Between the Canadian and US election races and the global financial crisis, climate change has been at the forefront of discussion.
Climate change policy became a serious topic of debate and discussion in the Canadian election. Both Elizabeth May and Stephane Dion proposed replacing income taxes with consumption taxes, providing ordinary citizens with tax breaks and polluters paying for the pollution they create. Elizabeth May pushed her agenda in the national debate and Dion plugged his Green Shift plan across the country. Jack Layton entered the fray with a cap-and-trade plan for carbon. While Stephen Harper was pushing intensity targets and supporting increased energy efficiency, he did not meet Kyoto Protocol targets.
In 1997, Canada signed the Kyoto Protocol, an international agreement to stabilize greenhouse gas concentrations in the atmosphere. The Protocol called for a six per cent cut in greenhouse gas emissions from 1990 levels by 2012. Canada’s emission levels have risen 27 per cent since 1990. In 2007, the Conservative government announced that by 2020 it would cut CO2 emissions by 20 per cent from 2006 levels. Meeting this target would fall short of Canada’s Kyoto agreement.
In an effort to force Kyoto compliance, environmental groups Friends of the Earth Canada and Ecojustice took the federal government to court. The groups lost the trial this month. On October 20, 2008, the Federal Court declared that environmental policy was an inherently political, rather than legal, issue.

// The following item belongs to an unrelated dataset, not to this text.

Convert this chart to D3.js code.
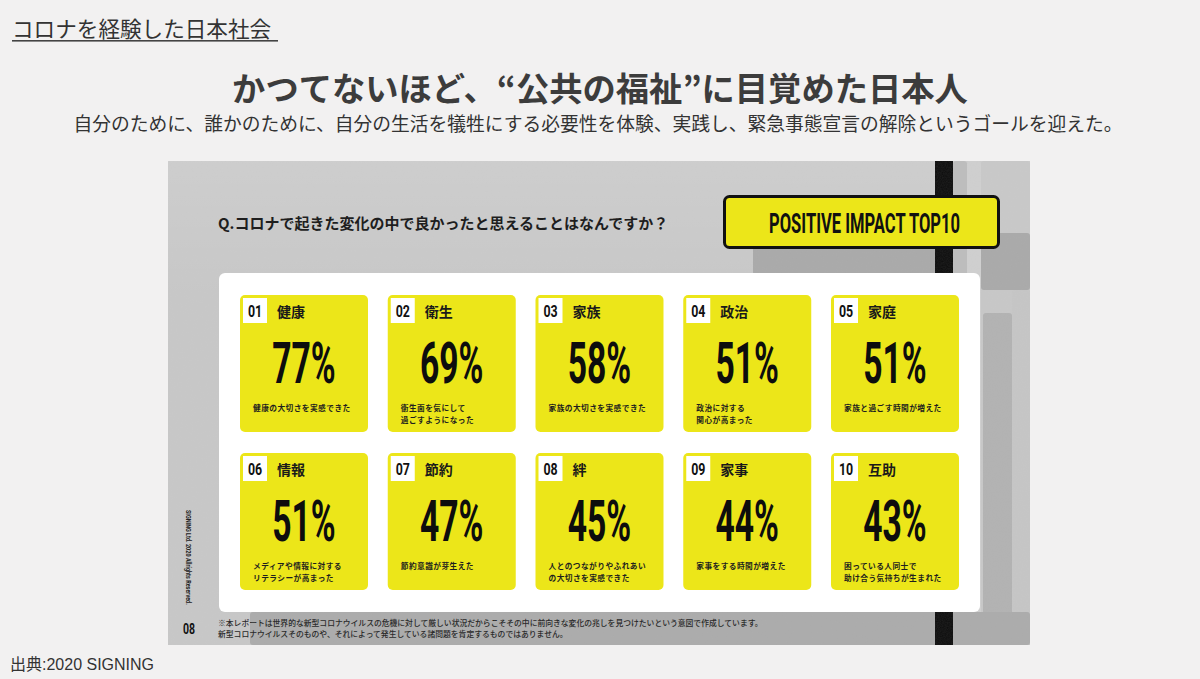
<!DOCTYPE html>
<html>
<head>
<meta charset="utf-8">
<script src="https://cdn.jsdelivr.net/npm/d3@7"></script>
<style>
  html, body { margin: 0; padding: 0; background: #f2f1f1; }
  svg { display: block; }
  .jp { font-family: "Noto Sans CJK JP", "Noto Sans", sans-serif; }
  .src { font-family: "Liberation Sans", "Noto Sans CJK JP", sans-serif; }
  .cond { font-family: Roboto, "DejaVu Sans", sans-serif; font-weight: 700; }
</style>
</head>
<body>
<svg id="chart" width="1200" height="679"></svg>
<script>
// ---------- data ----------
const headerText = "コロナを経験した日本社会";
const titleText = "かつてないほど、“公共の福祉”に目覚めた日本人";
const subtitleText = "自分のために、誰かのために、自分の生活を犠牲にする必要性を体験、実践し、緊急事態宣言の解除というゴールを迎えた。";
const questionText = "Q.コロナで起きた変化の中で良かったと思えることはなんですか？";
const signText = "POSITIVE IMPACT TOP10";
const ranks = ["01","02","03","04","05","06","07","08","09","10"];
const categories = ["健康","衛生","家族","政治","家庭","情報","節約","絆","家事","互助"];
const values = [77, 69, 58, 51, 51, 51, 47, 45, 44, 43];
const descriptions = [
  ["健康の大切さを実感できた"],
  ["衛生面を気にして","過ごすようになった"],
  ["家族の大切さを実感できた"],
  ["政治に対する","関心が高まった"],
  ["家族と過ごす時間が増えた"],
  ["メディアや情報に対する","リテラシーが高まった"],
  ["節約意識が芽生えた"],
  ["人とのつながりやふれあい","の大切さを実感できた"],
  ["家事をする時間が増えた"],
  ["困っている人同士で","助け合う気持ちが生まれた"]
];
const footnotes = [
  "※本レポートは世界的な新型コロナウイルスの危機に対して厳しい状況だからこそその中に前向きな変化の兆しを見つけたいという意図で作成しています。",
  "新型コロナウイルスそのものや、それによって発生している諸問題を肯定するものではありません。"
];
const copyrightText = "SIGNING Ltd. 2020 Allrights Reserved.";
const pageNumber = "08";
const sourceText = "出典:2020 SIGNING";

// ---------- drawing ----------
const svg = d3.select("#chart");
const YELLOW = "#ece619";

// texture filter
const defs = svg.append("defs");
const f = defs.append("filter").attr("id", "noise").attr("x", 0).attr("y", 0).attr("width", "100%").attr("height", "100%");
f.append("feTurbulence").attr("type", "fractalNoise").attr("baseFrequency", 0.8).attr("numOctaves", 2).attr("seed", 3);
f.append("feColorMatrix").attr("type", "matrix")
  .attr("values", "0 0 0 0 0.5  0 0 0 0 0.5  0 0 0 0 0.5  0 0 0 0.12 0");
defs.append("clipPath").attr("id", "panelClip").append("rect")
  .attr("x", 168).attr("y", 161).attr("width", 862).attr("height", 484);
const grad = defs.append("linearGradient").attr("id", "topLight").attr("x1", 0).attr("y1", 0).attr("x2", 0).attr("y2", 1);
grad.append("stop").attr("offset", 0).attr("stop-color", "#ffffff").attr("stop-opacity", 0.12);
grad.append("stop").attr("offset", 1).attr("stop-color", "#ffffff").attr("stop-opacity", 0);

// header
svg.append("text").attr("class", "jp")
  .attr("x", 12).attr("y", 37)
  .attr("font-size", 21.6).attr("fill", "#333")
  .text(headerText);
svg.append("rect").attr("x", 12).attr("y", 40).attr("width", 266).attr("height", 1.6).attr("fill", "#444");

// title + subtitle
svg.append("text").attr("class", "jp")
  .attr("x", 600).attr("y", 101).attr("text-anchor", "middle")
  .attr("font-size", 33.3).attr("font-weight", 700).attr("fill", "#3c3c3c")
  .text(titleText);
svg.append("text").attr("class", "jp")
  .attr("x", 598).attr("y", 131).attr("text-anchor", "middle")
  .attr("font-size", 18.75).attr("fill", "#333")
  .text(subtitleText);

// ---------- poster image ----------
const poster = svg.append("g").attr("clip-path", "url(#panelClip)");
poster.append("rect").attr("x", 168).attr("y", 161).attr("width", 862).attr("height", 484).attr("fill", "#c8c8c8");
poster.append("rect").attr("x", 168).attr("y", 161).attr("width", 862).attr("height", 140).attr("fill", "url(#topLight)");
// background shapes
const shapes = [
  [753, 243, 182, 32, "#a9a9a9"],
  [953, 161, 14, 484, "#bdbdbd"],
  [967, 161, 14, 484, "#d0d0d0"],
  [981, 161, 49, 72, "#c9c9c9"],
  [981, 233, 49, 57, "#a9a9a9"],
  [983, 313, 29, 332, "#b2b2b2"],
  [1012, 290, 18, 355, "#c6c6c6"],
  [250, 612, 780, 33, "#ababab"]
];
poster.selectAll("rect.shape").data(shapes).join("rect").attr("class", "shape")
  .attr("x", d => d[0]).attr("y", d => d[1]).attr("width", d => d[2]).attr("height", d => d[3])
  .attr("rx", 3).attr("fill", d => d[4]);
// black pole
poster.append("rect").attr("x", 935).attr("y", 161).attr("width", 18).attr("height", 484).attr("fill", "#0b0b0b");
// texture overlay
poster.append("rect").attr("x", 168).attr("y", 161).attr("width", 862).attr("height", 484).attr("filter", "url(#noise)");

// question
poster.append("text").attr("class", "jp")
  .attr("x", 218).attr("y", 229)
  .attr("font-size", 15).attr("font-weight", 700).attr("fill", "#1e1e1e")
  .text(questionText);

// sign
poster.append("rect").attr("x", 724.5).attr("y", 196.5).attr("width", 274).attr("height", 51)
  .attr("rx", 5).attr("fill", YELLOW).attr("stroke", "#111").attr("stroke-width", 3);
const signG = poster.append("g");
const signT = signG.append("text").attr("class", "cond")
  .attr("x", 0).attr("y", 0).attr("text-anchor", "middle")
  .attr("font-size", 28).attr("fill", "#111").text(signText);
const signW = signT.node().getComputedTextLength();
signG.attr("transform", `translate(864.5,233) scale(${191 / signW},1)`);

// white panel
poster.append("rect").attr("x", 219).attr("y", 273).attr("width", 761).attr("height", 339)
  .attr("rx", 6).attr("fill", "#ffffff");

// cards
const idx = d3.range(values.length);
const xBand = d3.scaleBand().domain(d3.range(5)).range([240, 959]).paddingInner(0.1337);
const yBand = d3.scaleBand().domain(d3.range(2)).range([295, 590]).paddingInner(0.133);

const cards = poster.selectAll("g.card").data(idx).join("g").attr("class", "card")
  .attr("transform", i => `translate(${xBand(i % 5)},${yBand(Math.floor(i / 5))})`);
const cw = xBand.bandwidth(), ch = yBand.bandwidth();

cards.append("rect").attr("width", cw).attr("height", ch).attr("rx", 5).attr("fill", YELLOW);
cards.append("rect").attr("x", 3).attr("y", 3).attr("width", 24).attr("height", 25).attr("fill", "#fff");
cards.append("g").attr("transform", "translate(15,21.5) scale(0.75,1)")
  .append("text").attr("class", "cond").attr("text-anchor", "middle")
  .attr("font-size", 16.5).attr("fill", "#111").text(i => ranks[i]);
cards.append("text").attr("class", "jp")
  .attr("x", 37).attr("y", 22)
  .attr("font-size", 14).attr("font-weight", 700).attr("fill", "#1a1a1a")
  .text(i => categories[i]);
cards.append("g").attr("transform", `translate(${cw / 2},88) scale(0.58,1)`)
  .append("text").attr("class", "cond").attr("text-anchor", "middle")
  .attr("font-size", 58).attr("font-weight", 900).attr("fill", "#0d0d0d").text(i => values[i] + "%");
cards.each(function(i) {
  d3.select(this).selectAll("text.desc").data(descriptions[i]).join("text").attr("class", "jp desc")
    .attr("x", 13).attr("y", (d, k) => 116 + k * 12)
    .attr("font-size", 7.7).attr("letter-spacing", 0.45).attr("font-weight", 700).attr("fill", "#1e1e1e")
    .text(d => d);
});

// vertical copyright
const cg = poster.append("g");
const ct = cg.append("text").attr("class", "cond").attr("font-size", 8).attr("fill", "#222").text(copyrightText);
const cW = ct.node().getComputedTextLength();
cg.attr("transform", `translate(186,510) rotate(90) scale(${95 / cW},1)`);

// page number
poster.append("g").attr("transform", "translate(189,634) scale(0.75,1)")
  .append("text").attr("class", "cond").attr("text-anchor", "middle")
  .attr("font-size", 14).attr("fill", "#111").text(pageNumber);

// footnotes
poster.selectAll("text.foot").data(footnotes).join("text").attr("class", "jp foot")
  .attr("x", 218).attr("y", (d, k) => 626 + k * 10.5)
  .attr("font-size", 7.8).attr("font-weight", 500).attr("fill", "#2a2a2a")
  .text(d => d);

// source
svg.append("text").attr("class", "src")
  .attr("x", 10).attr("y", 670)
  .attr("font-size", 16).attr("fill", "#333")
  .text(sourceText);
</script>
</body>
</html>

South of the border, presidential candidates John McCain and Barack Obama both defend more aggressive action on climate change. They support reductions in greenhouse gas emissions and propose to reach these reductions by a cap and trade program, through research and development in green technologies. Obama sets the most aggressive targets: “ensuring 10 per cent of our electricity comes from renewable sources by 2012, and 25 per cent by 2025” and “implement[ing] an economy-wide cap-and-trade program to reduce greenhouse gas emissions 80 percent by 2050.” John McCain’s platform, on the other hand, proposes to return emissions to 2005 levels by 2012, return to 1990 levels by 2020, and be at 1990 levels before 2030.
While climate change may not receive as much attention on the political agenda due to the financial crisis, it hasn’t had the same effect on commercial efforts. In a recent Reuters article, it was noted that many commercial efforts to fight climate change through carbon offsetting would not be affected by the financial crisis. Many large companies such as Marks & Spencer and Yahoo! Inc. have committed to fighting climate change, and their efforts to reduce their carbon footprint comprise a huge part of their public image. Shelagh Whitley, voluntary asset portfolio manager at carbon offset sellers Camco told Reuters that “Companies who made very public statements about their climate change aims will find it difficult to go back on them.”